### Given information

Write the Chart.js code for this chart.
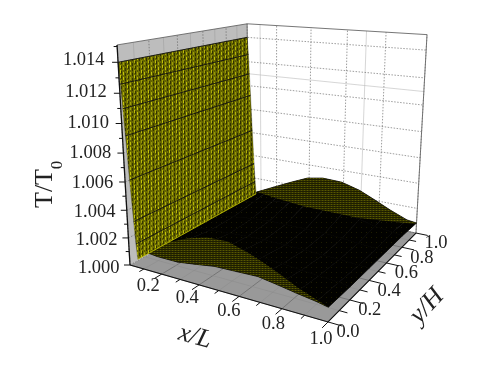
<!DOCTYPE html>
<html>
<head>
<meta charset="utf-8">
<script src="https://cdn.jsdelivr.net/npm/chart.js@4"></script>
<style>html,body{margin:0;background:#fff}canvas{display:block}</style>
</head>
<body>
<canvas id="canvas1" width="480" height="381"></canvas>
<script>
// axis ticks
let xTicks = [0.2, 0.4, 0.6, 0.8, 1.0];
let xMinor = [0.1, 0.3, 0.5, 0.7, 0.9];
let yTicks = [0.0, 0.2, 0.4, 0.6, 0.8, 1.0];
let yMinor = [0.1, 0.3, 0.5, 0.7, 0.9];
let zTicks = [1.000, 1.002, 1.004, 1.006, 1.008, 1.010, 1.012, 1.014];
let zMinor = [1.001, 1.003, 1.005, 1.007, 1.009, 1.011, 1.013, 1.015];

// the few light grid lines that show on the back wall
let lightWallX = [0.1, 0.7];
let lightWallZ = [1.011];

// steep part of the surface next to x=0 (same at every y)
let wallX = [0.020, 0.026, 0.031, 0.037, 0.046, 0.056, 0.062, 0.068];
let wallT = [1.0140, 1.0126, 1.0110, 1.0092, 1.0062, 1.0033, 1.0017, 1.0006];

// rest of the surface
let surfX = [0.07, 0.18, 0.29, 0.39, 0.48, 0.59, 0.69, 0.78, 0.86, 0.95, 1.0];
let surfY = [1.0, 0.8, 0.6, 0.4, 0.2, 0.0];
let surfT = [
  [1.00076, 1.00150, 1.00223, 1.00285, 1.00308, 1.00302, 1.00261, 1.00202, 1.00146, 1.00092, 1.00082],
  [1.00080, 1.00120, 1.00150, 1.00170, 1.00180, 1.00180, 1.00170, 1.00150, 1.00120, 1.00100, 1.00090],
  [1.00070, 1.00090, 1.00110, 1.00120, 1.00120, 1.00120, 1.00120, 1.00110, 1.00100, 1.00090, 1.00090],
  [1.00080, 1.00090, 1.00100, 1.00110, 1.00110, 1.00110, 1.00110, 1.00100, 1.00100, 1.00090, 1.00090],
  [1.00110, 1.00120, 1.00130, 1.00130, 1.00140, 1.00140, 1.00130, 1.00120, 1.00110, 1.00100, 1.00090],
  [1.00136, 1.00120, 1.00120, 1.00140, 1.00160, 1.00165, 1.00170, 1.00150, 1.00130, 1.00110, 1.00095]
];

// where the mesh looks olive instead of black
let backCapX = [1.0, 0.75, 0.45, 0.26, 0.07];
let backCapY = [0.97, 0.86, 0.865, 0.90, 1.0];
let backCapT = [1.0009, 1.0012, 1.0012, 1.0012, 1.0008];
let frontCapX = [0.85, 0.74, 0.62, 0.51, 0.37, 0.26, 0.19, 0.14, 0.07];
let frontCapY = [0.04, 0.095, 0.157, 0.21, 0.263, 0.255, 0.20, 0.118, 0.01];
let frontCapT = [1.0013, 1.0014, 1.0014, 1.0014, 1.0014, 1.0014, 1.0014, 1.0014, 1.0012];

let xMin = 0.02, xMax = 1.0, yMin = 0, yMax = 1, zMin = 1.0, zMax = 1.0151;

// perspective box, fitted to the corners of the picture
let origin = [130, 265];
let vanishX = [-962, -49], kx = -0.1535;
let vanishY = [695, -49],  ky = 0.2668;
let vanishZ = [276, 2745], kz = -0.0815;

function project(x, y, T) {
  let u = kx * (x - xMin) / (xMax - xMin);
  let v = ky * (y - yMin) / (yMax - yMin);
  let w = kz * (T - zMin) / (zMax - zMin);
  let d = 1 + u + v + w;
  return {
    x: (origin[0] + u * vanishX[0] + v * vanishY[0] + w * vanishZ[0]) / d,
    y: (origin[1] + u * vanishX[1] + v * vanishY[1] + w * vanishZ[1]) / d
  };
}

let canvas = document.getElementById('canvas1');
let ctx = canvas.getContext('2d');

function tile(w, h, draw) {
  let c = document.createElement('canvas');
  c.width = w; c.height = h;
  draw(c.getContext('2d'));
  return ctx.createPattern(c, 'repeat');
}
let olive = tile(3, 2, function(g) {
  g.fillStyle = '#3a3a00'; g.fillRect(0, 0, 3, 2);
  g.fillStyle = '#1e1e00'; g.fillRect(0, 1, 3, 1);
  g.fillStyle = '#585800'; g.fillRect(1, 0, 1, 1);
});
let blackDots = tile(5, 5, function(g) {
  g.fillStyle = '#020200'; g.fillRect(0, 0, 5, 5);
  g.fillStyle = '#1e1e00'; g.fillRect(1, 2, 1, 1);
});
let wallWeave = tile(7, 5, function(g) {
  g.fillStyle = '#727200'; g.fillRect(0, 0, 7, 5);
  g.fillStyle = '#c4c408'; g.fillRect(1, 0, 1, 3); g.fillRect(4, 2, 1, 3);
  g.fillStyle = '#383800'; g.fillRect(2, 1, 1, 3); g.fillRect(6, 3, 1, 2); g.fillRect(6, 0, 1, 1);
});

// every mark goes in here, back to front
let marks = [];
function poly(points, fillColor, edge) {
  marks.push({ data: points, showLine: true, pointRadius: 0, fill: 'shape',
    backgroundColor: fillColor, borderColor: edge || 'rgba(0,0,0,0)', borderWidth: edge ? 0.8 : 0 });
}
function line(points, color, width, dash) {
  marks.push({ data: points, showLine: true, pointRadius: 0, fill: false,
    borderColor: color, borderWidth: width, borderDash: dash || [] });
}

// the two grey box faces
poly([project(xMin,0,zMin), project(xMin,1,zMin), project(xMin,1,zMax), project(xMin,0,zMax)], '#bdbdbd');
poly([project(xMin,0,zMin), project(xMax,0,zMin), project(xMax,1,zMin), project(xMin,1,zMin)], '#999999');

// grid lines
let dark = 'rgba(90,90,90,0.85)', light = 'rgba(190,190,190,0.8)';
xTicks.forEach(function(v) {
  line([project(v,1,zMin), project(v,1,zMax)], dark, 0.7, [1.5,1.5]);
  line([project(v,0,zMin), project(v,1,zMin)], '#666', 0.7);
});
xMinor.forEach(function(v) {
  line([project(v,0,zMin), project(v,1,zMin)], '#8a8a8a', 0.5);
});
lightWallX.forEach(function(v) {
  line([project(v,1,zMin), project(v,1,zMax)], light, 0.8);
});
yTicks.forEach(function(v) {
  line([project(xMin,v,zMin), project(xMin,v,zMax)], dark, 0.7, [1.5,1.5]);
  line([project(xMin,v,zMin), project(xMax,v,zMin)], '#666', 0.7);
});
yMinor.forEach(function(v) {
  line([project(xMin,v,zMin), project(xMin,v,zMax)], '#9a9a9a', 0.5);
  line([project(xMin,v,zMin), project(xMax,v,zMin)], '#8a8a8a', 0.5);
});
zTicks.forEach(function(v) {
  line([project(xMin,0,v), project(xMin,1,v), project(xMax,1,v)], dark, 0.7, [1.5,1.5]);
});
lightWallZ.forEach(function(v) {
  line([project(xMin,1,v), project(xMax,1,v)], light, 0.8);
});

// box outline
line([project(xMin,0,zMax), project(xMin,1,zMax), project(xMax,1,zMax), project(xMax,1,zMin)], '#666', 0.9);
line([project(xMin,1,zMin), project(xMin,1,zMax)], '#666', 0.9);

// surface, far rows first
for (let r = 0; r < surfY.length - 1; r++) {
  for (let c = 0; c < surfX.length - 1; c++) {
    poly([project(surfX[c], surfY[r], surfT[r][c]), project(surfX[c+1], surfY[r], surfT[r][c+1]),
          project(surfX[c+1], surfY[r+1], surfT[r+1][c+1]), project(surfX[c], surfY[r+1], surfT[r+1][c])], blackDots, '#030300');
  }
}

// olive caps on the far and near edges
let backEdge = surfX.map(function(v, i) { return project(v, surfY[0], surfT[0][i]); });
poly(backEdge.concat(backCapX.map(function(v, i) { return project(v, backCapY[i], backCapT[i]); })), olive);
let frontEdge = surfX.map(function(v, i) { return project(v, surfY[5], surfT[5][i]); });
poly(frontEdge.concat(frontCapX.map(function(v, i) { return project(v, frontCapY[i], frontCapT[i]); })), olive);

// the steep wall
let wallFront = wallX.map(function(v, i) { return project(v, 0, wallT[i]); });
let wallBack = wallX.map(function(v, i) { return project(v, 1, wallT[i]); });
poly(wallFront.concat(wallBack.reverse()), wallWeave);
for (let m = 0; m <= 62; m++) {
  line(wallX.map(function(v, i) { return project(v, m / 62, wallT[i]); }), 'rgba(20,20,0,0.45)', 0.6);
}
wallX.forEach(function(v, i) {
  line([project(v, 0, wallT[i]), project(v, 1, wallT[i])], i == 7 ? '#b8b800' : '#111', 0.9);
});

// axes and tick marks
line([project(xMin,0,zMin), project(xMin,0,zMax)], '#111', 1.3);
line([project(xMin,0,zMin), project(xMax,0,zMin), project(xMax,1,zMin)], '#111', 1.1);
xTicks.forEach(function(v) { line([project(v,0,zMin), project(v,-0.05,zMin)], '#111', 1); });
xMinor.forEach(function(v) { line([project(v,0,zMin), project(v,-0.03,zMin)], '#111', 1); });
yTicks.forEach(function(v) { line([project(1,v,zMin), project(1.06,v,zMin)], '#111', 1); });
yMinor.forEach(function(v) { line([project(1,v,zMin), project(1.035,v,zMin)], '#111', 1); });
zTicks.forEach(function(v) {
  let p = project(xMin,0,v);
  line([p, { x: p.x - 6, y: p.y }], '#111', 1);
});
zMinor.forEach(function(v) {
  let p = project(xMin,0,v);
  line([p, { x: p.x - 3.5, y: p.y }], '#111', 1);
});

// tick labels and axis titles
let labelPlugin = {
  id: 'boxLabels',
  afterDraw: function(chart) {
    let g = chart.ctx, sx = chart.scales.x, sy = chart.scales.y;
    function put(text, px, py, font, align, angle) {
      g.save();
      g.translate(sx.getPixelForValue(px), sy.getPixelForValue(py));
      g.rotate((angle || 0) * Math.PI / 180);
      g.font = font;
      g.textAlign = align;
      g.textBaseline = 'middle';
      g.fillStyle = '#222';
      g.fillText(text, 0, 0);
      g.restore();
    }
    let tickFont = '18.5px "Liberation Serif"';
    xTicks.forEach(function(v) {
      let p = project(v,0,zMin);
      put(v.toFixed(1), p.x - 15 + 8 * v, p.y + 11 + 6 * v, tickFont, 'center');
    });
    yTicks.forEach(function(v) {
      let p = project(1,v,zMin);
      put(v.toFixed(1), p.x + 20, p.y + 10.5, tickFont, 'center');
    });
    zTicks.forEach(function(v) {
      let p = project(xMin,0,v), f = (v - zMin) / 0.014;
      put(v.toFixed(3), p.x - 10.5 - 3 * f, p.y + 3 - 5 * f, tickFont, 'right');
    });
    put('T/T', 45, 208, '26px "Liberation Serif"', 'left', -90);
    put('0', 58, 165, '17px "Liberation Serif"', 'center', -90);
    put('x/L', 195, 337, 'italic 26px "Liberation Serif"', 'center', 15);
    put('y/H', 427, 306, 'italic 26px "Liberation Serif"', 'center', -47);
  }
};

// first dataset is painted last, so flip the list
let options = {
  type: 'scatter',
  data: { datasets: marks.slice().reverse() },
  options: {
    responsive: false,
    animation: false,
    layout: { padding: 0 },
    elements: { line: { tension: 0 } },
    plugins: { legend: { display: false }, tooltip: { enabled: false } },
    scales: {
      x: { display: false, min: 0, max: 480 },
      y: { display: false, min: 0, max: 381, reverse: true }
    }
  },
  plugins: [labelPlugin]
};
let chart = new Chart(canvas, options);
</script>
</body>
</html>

### Exercise description
Every line from the start of the listing above through the line with "1.0033, 1.0017, 1.0006];" should be repeated exactly; skip the pictures and add nothing else.

### Full output
Write the Chart.js code for this chart.
<!DOCTYPE html>
<html>
<head>
<meta charset="utf-8">
<script src="https://cdn.jsdelivr.net/npm/chart.js@4"></script>
<style>html,body{margin:0;background:#fff}canvas{display:block}</style>
</head>
<body>
<canvas id="canvas1" width="480" height="381"></canvas>
<script>
// axis ticks
let xTicks = [0.2, 0.4, 0.6, 0.8, 1.0];
let xMinor = [0.1, 0.3, 0.5, 0.7, 0.9];
let yTicks = [0.0, 0.2, 0.4, 0.6, 0.8, 1.0];
let yMinor = [0.1, 0.3, 0.5, 0.7, 0.9];
let zTicks = [1.000, 1.002, 1.004, 1.006, 1.008, 1.010, 1.012, 1.014];
let zMinor = [1.001, 1.003, 1.005, 1.007, 1.009, 1.011, 1.013, 1.015];

// the few light grid lines that show on the back wall
let lightWallX = [0.1, 0.7];
let lightWallZ = [1.011];

// steep part of the surface next to x=0 (same at every y)
let wallX = [0.020, 0.026, 0.031, 0.037, 0.046, 0.056, 0.062, 0.068];
let wallT = [1.0140, 1.0126, 1.0110, 1.0092, 1.0062, 1.0033, 1.0017, 1.0006];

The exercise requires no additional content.